Virtually the only claim of the Trump “deep state” conspiracy remaining is the existence of the investigation itself, a notion premised on the total innocence not just of the president, but of his inner circle, including those who have already been indicted or pleaded guilty, one that is impervious to contrary evidence.
“Prosecutors and FBI agents are out to prove criminality. And if agents on this case believe the president has committed a crime, yes, they’ll be out to prove it. But that’s their job,” Miller said. “I don’t think it’s the case that FBI agents came to this case with a bias against him.”

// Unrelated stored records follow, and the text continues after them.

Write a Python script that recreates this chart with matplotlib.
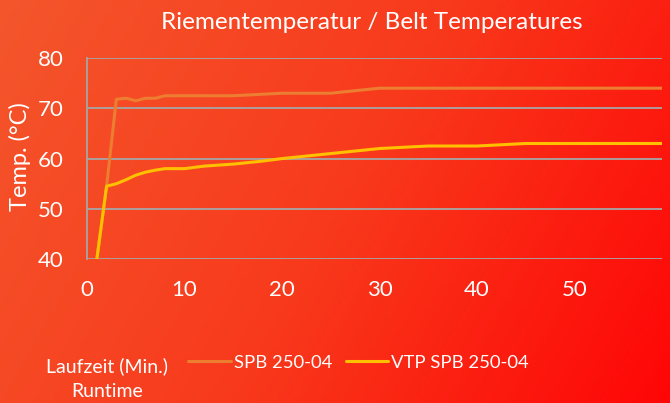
import numpy as np
import matplotlib
matplotlib.use("Agg")
import matplotlib.pyplot as plt
from matplotlib.colors import LinearSegmentedColormap

plt.rcParams['font.family'] = ['Lato', 'DejaVu Sans']

# data read off the chart
minutes = [1, 2, 3, 4, 5, 6, 7, 8, 9, 10, 12, 15, 18, 20, 22, 25, 28, 30, 35, 40, 45, 50, 55, 59]
spb = [40, 54.5, 71.8, 72.0, 71.5, 72.0, 72.0, 72.5, 72.5, 72.5, 72.5, 72.5, 72.8, 73.0, 73.0, 73.0, 73.6, 74.0, 74.0, 74.0, 74.0, 74.0, 74.0, 74.0]
vtp = [40, 54.5, 55.0, 55.8, 56.7, 57.3, 57.7, 58.0, 58.0, 58.0, 58.5, 58.9, 59.5, 60.0, 60.4, 61.0, 61.6, 62.0, 62.5, 62.5, 63.0, 63.0, 63.0, 63.0]
yticks = [40, 50, 60, 70, 80]
xticks = [0, 10, 20, 30, 40, 50]

fig = plt.figure(figsize=(6.7, 4.03), dpi=100)

# gradient background
bg = fig.add_axes([0, 0, 1, 1], zorder=-10)
gx, gy = np.meshgrid(np.linspace(0, 1, 200), np.linspace(0, 1, 120))
grad = 0.75 * gx + 0.25 * gy
cmap = LinearSegmentedColormap.from_list("bg", ["#F4562C", "#F83A1C", "#FF0606"])
bg.imshow(grad, cmap=cmap, aspect="auto", extent=[0, 1, 0, 1], origin="upper")
bg.axis("off")

ax = fig.add_axes([0.130, 0.357, 0.858, 0.499])
ax.patch.set_alpha(0)
ax.plot(minutes, spb, color="#ED7D31", lw=2.2, label="SPB 250-04", solid_capstyle="round")
ax.plot(minutes, vtp, color="#FFC000", lw=2.2, label="VTP SPB 250-04", solid_capstyle="round")
ax.set_xlim(0, 59)
ax.set_ylim(40, 80)
ax.set_yticks(yticks)
ax.set_xticks(xticks)
ax.grid(axis="y", color="#A6A6A6", lw=1.3)
ax.set_axisbelow(True)
for s in ["top", "right", "bottom"]:
    ax.spines[s].set_visible(False)
ax.spines["left"].set_color("#A6A6A6")
ax.spines["left"].set_linewidth(1.3)
ax.tick_params(length=0, colors="white", labelsize=16)
ax.tick_params(axis="y", pad=17)
ax.tick_params(axis="x", pad=15)
ax.set_ylabel("Temp. (°C)", color="white", fontsize=17)
ax.yaxis.set_label_coords(-0.098, 0.51)

fig.text(0.555, 0.943, "Riementemperatur / Belt Temperatures", color="white",
         fontsize=17.5, ha="center", va="center")
fig.text(0.160, 0.06, "Laufzeit (Min.)\nRuntime", color="white", fontsize=14,
         ha="center", va="center", linespacing=1.55)

leg = fig.legend(loc="center left", bbox_to_anchor=(0.281, 0.1), ncol=2, frameon=False,
                 fontsize=13.3, handlelength=2.3, handletextpad=0.15, columnspacing=0.75,
                 borderaxespad=0, borderpad=0)
for t in leg.get_texts():
    t.set_color("white")

fig.savefig("out.png", dpi=100)
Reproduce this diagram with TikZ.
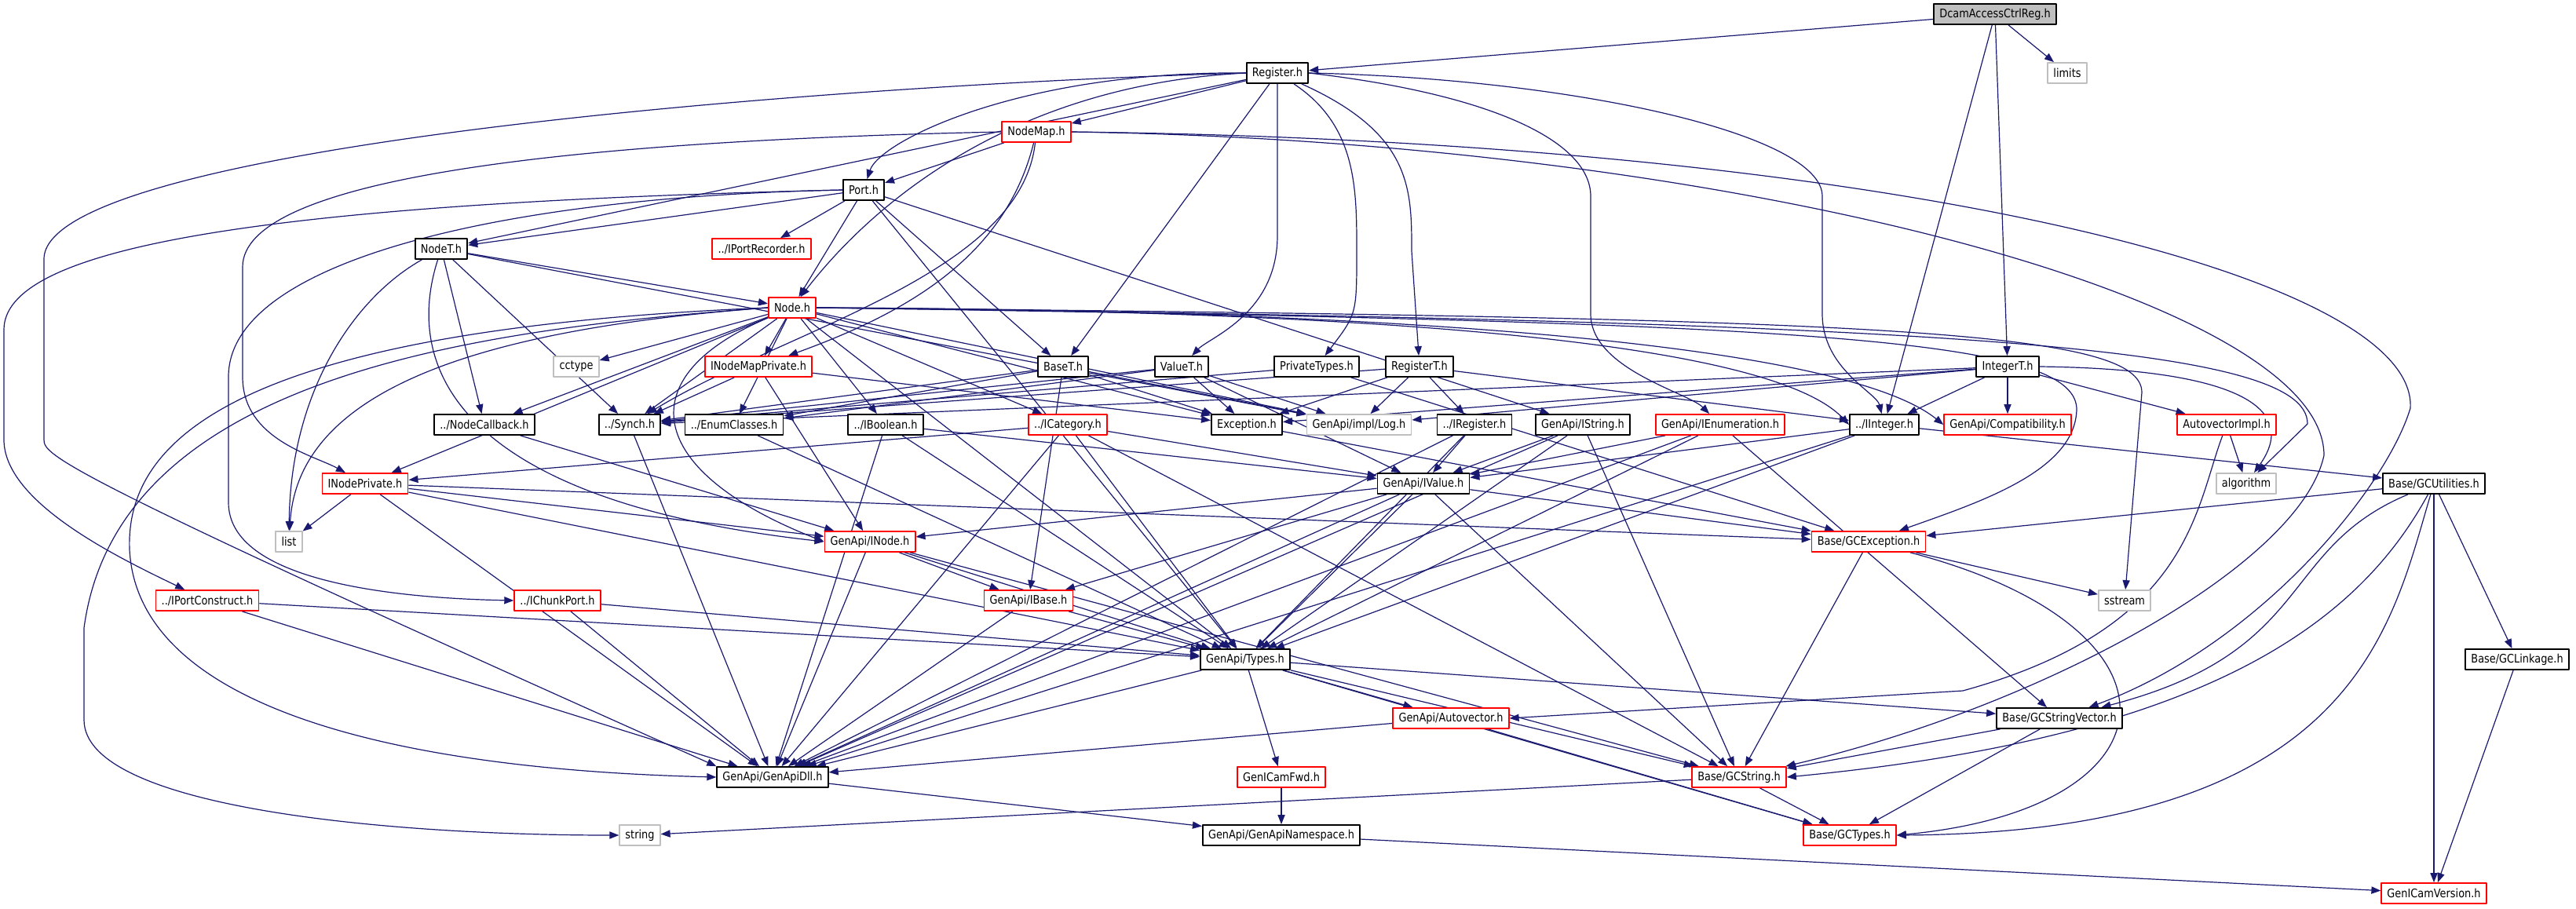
\documentclass[tikz,border=0pt]{standalone}
\usepackage{fontspec}
\setmainfont{DejaVu Sans}[FakeStretch=0.86]
\usetikzlibrary{arrows.meta}
\definecolor{edgeblue}{HTML}{191970}
\definecolor{sysgray}{HTML}{BFBFBF}
\pgfdeclarelayer{bg}
\pgfsetlayers{bg,main}

\begin{document}
\begin{tikzpicture}[line cap=round,line join=round,x=0.5pt,y=-0.5pt,
	file/.style={draw=black,fill=white,line width=0.9pt,minimum height=13pt,inner xsep=3.6pt,inner ysep=0pt,font=\fontsize{7.5}{8}\selectfont},
	trunc/.style={file,draw=red},
	sys/.style={file,draw=sysgray},
	root/.style={file,fill=sysgray},
	dep/.style={draw=edgeblue,line width=0.6pt,-{Triangle[length=6pt,width=4.6pt]}}]
		\useasboundingbox (0,0) rectangle (3281,1157);
		\node[root]  (dcam)    at (2541,18)   {DcamAccessCtrlReg.h};
		\node[file]  (reg)     at (1627,93)   {Register.h};
		\node[sys]   (limits)  at (2633,93)   {limits};
		\node[trunc] (nmap)    at (1320,168)  {NodeMap.h};
		\node[file]  (port)    at (1100,242)  {Port.h};
		\node[file]  (nodet)   at (562,317)   {NodeT.h};
		\node[trunc] (iprec)   at (970,317)   {../IPortRecorder.h};
		\node[trunc] (node)    at (1009,392)  {Node.h};
		\node[sys]   (cctype)  at (734,467)   {cctype};
		\node[trunc] (inmp)    at (966,467)   {INodeMapPrivate.h};
		\node[file]  (baset)   at (1354,467)  {BaseT.h};
		\node[file]  (valuet)  at (1505,467)  {ValueT.h};
		\node[file]  (ptypes)  at (1677,467)  {PrivateTypes.h};
		\node[file]  (regt)    at (1808,467)  {RegisterT.h};
		\node[file]  (intt)    at (2557,467)  {IntegerT.h};
		\node[file]  (ncb)     at (617,541)   {../NodeCallback.h};
		\node[file]  (synch)   at (802,541)   {../Synch.h};
		\node[file]  (enumc)   at (935,541)   {../EnumClasses.h};
		\node[file]  (ibool)   at (1128,541)  {../IBoolean.h};
		\node[trunc] (icat)    at (1360,541)  {../ICategory.h};
		\node[file]  (excp)    at (1588,541)  {Exception.h};
		\node[sys]   (log)     at (1731,541)  {GenApi/impl/Log.h};
		\node[file]  (ireg)    at (1878,541)  {../IRegister.h};
		\node[file]  (istr)    at (2016,541)  {GenApi/IString.h};
		\node[trunc] (ienum)   at (2191,541)  {GenApi/IEnumeration.h};
		\node[file]  (iint)    at (2400,541)  {../IInteger.h};
		\node[trunc] (compat)  at (2557,541)  {GenApi/Compatibility.h};
		\node[trunc] (avimpl)  at (2836,541)  {AutovectorImpl.h};
		\node[trunc] (inp)     at (465,616)   {INodePrivate.h};
		\node[file]  (ivalue)  at (1813,616)  {GenApi/IValue.h};
		\node[sys]   (algo)    at (2861,616)  {algorithm};
		\node[file]  (gcu)     at (3100,616)  {Base/GCUtilities.h};
		\node[sys]   (list)    at (368,690)   {list};
		\node[trunc] (inode)   at (1108,690)  {GenApi/INode.h};
		\node[trunc] (gcex)    at (2380,690)  {Base/GCException.h};
		\node[trunc] (ipc)     at (264,765)   {../IPortConstruct.h};
		\node[trunc] (icp)     at (710,765)   {../IChunkPort.h};
		\node[trunc] (ibase)   at (1310,765)  {GenApi/IBase.h};
		\node[sys]   (sstream) at (2706,765)  {sstream};
		\node[file]  (types)   at (1586,840)  {GenApi/Types.h};
		\node[file]  (gclink)  at (3206,840)  {Base/GCLinkage.h};
		\node[trunc] (avec)    at (1848,915)  {GenApi/Autovector.h};
		\node[file]  (gcsv)    at (2623,915)  {Base/GCStringVector.h};
		\node[file]  (dll)     at (984,990)   {GenApi/GenApiDll.h};
		\node[trunc] (fwd)     at (1632,990)  {GenICamFwd.h};
		\node[trunc] (gcstr)   at (2215,990)  {Base/GCString.h};
		\node[sys]   (string)  at (815,1064)  {string};
		\node[file]  (nspace)  at (1632,1064) {GenApi/GenApiNamespace.h};
		\node[trunc] (gctypes) at (2356,1064) {Base/GCTypes.h};
		\node[trunc] (gcver)   at (3100,1138) {GenICamVersion.h};
		\begin{pgfonlayer}{bg}
			\foreach \a/\b in {dcam/reg,dcam/limits,dcam/iint,dcam/intt,
				reg/nmap,reg/nodet,reg/baset,nmap/port,
				port/nodet,port/iprec,port/node,port/baset,port/types,port/istr,
				nodet/node,nodet/ncb,nodet/synch,nodet/log,
				node/cctype,node/inmp,node/ncb,node/synch,node/enumc,node/ibool,node/icat,node/excp,node/log,node/inp,node/types,
				inmp/synch,inmp/inode,inmp/excp,ncb/inode,synch/dll,enumc/types,
				ibool/ivalue,ibool/types,ibool/dll,
				icat/ivalue,icat/types,icat/dll,icat/gcstr,icat/inp,
				baset/excp,baset/log,baset/ibase,baset/synch,baset/enumc,
				valuet/excp,valuet/log,valuet/ivalue,valuet/synch,valuet/enumc,
				ptypes/synch,ptypes/gcex,
				regt/excp,regt/log,regt/ireg,regt/synch,regt/iint,
				excp/gcex,ireg/ivalue,ireg/types,ireg/dll,
				istr/ivalue,istr/types,istr/dll,istr/gcstr,
				ienum/ivalue,ienum/types,ienum/dll,ienum/gcsv,
				iint/ivalue,iint/types,iint/dll,iint/gcu,
				intt/iint,intt/compat,intt/avimpl,intt/log,intt/excp,intt/synch,
				avimpl/algo,
				inp/list,inp/inode,inp/types,inp/dll,inp/gcex,
				ivalue/inode,ivalue/ibase,ivalue/types,ivalue/dll,ivalue/gcstr,ivalue/gcex,
				inode/ibase,inode/types,inode/dll,inode/gcstr,
				ibase/types,ibase/dll,ipc/types,ipc/dll,icp/types,icp/dll,
				types/dll,types/fwd,types/avec,types/gcstr,types/gctypes,types/gcsv,
				avec/dll,avec/gctypes,
				gcu/gcex,gcu/gcver,gcu/gclink,
				gcex/sstream,gcex/gcstr,
				gcsv/gcstr,gcsv/gctypes,gcstr/string,gcstr/gctypes,
				fwd/nspace,dll/nspace,nspace/gcver,gclink/gcver}
				\draw[dep] (\a) -- (\b);
			\draw[dep] (reg.west) .. controls (1000,110) and (56,190) .. (56,330) -- (56,560) .. controls (56,580) and (70,600) .. (dll.north west);
			\draw[dep] (nmap.west) .. controls (700,180) and (309,230) .. (309,340) -- (309,480) .. controls (309,560) and (400,580) .. (inp);
			\draw[dep] (port.west) .. controls (300,260) and (5,320) .. (5,420) -- (5,560) .. controls (5,640) and (150,710) .. (ipc);
			\draw[dep] (port.west) .. controls (650,250) and (291,330) .. (291,480) -- (291,640) .. controls (291,740) and (500,762) .. (icp.west);
			\draw[dep] (node.west) .. controls (600,420) and (150,480) .. (107,800) -- (107,917) .. controls (107,1030) and (500,1064) .. (string.west);
			\draw[dep] (node.west) .. controls (300,420) and (160,560) .. (165,700) .. controls (175,900) and (500,980) .. (dll.west);
			\draw[dep] (node.west) .. controls (600,420) and (380,500) .. (list);
			\draw[dep] (node) .. controls (800,480) and (820,600) .. (inode.west);
			\draw[dep] (nodet) .. controls (450,380) and (370,500) .. (list);
			\draw[dep] (nodet) .. controls (510,480) and (600,640) .. (inode.west);
			\draw[dep] (reg.east) .. controls (2000,100) and (2321,170) .. (2321,250) -- (2321,400) .. controls (2321,470) and (2390,500) .. (iint);
			\draw[dep] (reg.east) .. controls (1900,120) and (2026,180) .. (2026,250) -- (2026,400) .. controls (2026,470) and (2150,500) .. (ienum);
			\draw[dep] (reg) .. controls (1728,160) and (1728,240) .. (1728,320) .. controls (1728,400) .. (ptypes);
			\draw[dep] (reg) .. controls (1798,170) and (1798,240) .. (1798,320) -- (regt);
			\draw[dep] (reg) -- (1627,300) .. controls (1627,400) and (1540,430) .. (valuet);
			\draw[dep] (reg.west) .. controls (1250,110) and (1080,300) .. (node);
			\draw[dep] (reg.west) .. controls (1300,90) and (1120,180) .. (port);
			\draw[dep] (nmap) .. controls (1280,330) and (1150,400) .. (inmp);
			\draw[dep] (nmap) .. controls (1300,350) and (1000,420) .. (synch);
			\draw[dep] (nmap.east) .. controls (2200,180) and (2960,380) .. (2960,580) .. controls (2930,720) and (2600,900) .. (gcstr);
			\draw[dep] (nmap.east) .. controls (2400,180) and (3080,350) .. (3070,520) .. controls (3040,620) and (2880,820) .. (gcsv);
			\draw[dep] (node.east) .. controls (1700,395) and (2250,430) .. (iint.west);
			\draw[dep] (node.east) .. controls (1800,395) and (2350,440) .. (compat.west);
			\draw[dep] (node.east) .. controls (2300,410) and (2640,430) .. (2645,520) .. controls (2645,600) and (2520,640) .. (gcex);
			\draw[dep] (node.east) .. controls (2400,405) and (2728,420) .. (2728,500) -- (sstream);
			\draw[dep] (node.east) .. controls (2500,410) and (2939,440) .. (2939,540) -- (algo);
			\draw[dep] (intt.east) .. controls (2850,470) and (2930,520) .. (algo);
			\draw[dep] (avimpl) .. controls (2795,650) and (2790,800) .. (2500,880) -- (avec.east);
			\draw[dep] (gcu) .. controls (3045,800) and (3000,1060) .. (gctypes.east);
			\draw[dep] (gcu) .. controls (3000,800) and (2800,940) .. (gcstr.east);
			\draw[dep] (gcu) .. controls (2900,700) and (2950,830) .. (gcsv);
			\draw[dep] (gcex) .. controls (2800,800) and (2780,1030) .. (gctypes.east);
		\end{pgfonlayer}
	\end{tikzpicture}
\end{document}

In the meantime, the more that has been disclosed about the FBI’s conduct in the waning days of the 2016 election, the clearer the Bureau’s role has become. Elements of the nation’s premier law-enforcement agency, acting out of a variety of motives, injured not Trump’s candidacy, but that of his opponent. For all Trump’s complaints about the FBI, without the intervention of members of both the FBI rank-and-file and Bureau leadership, he might still be living in Trump Tower.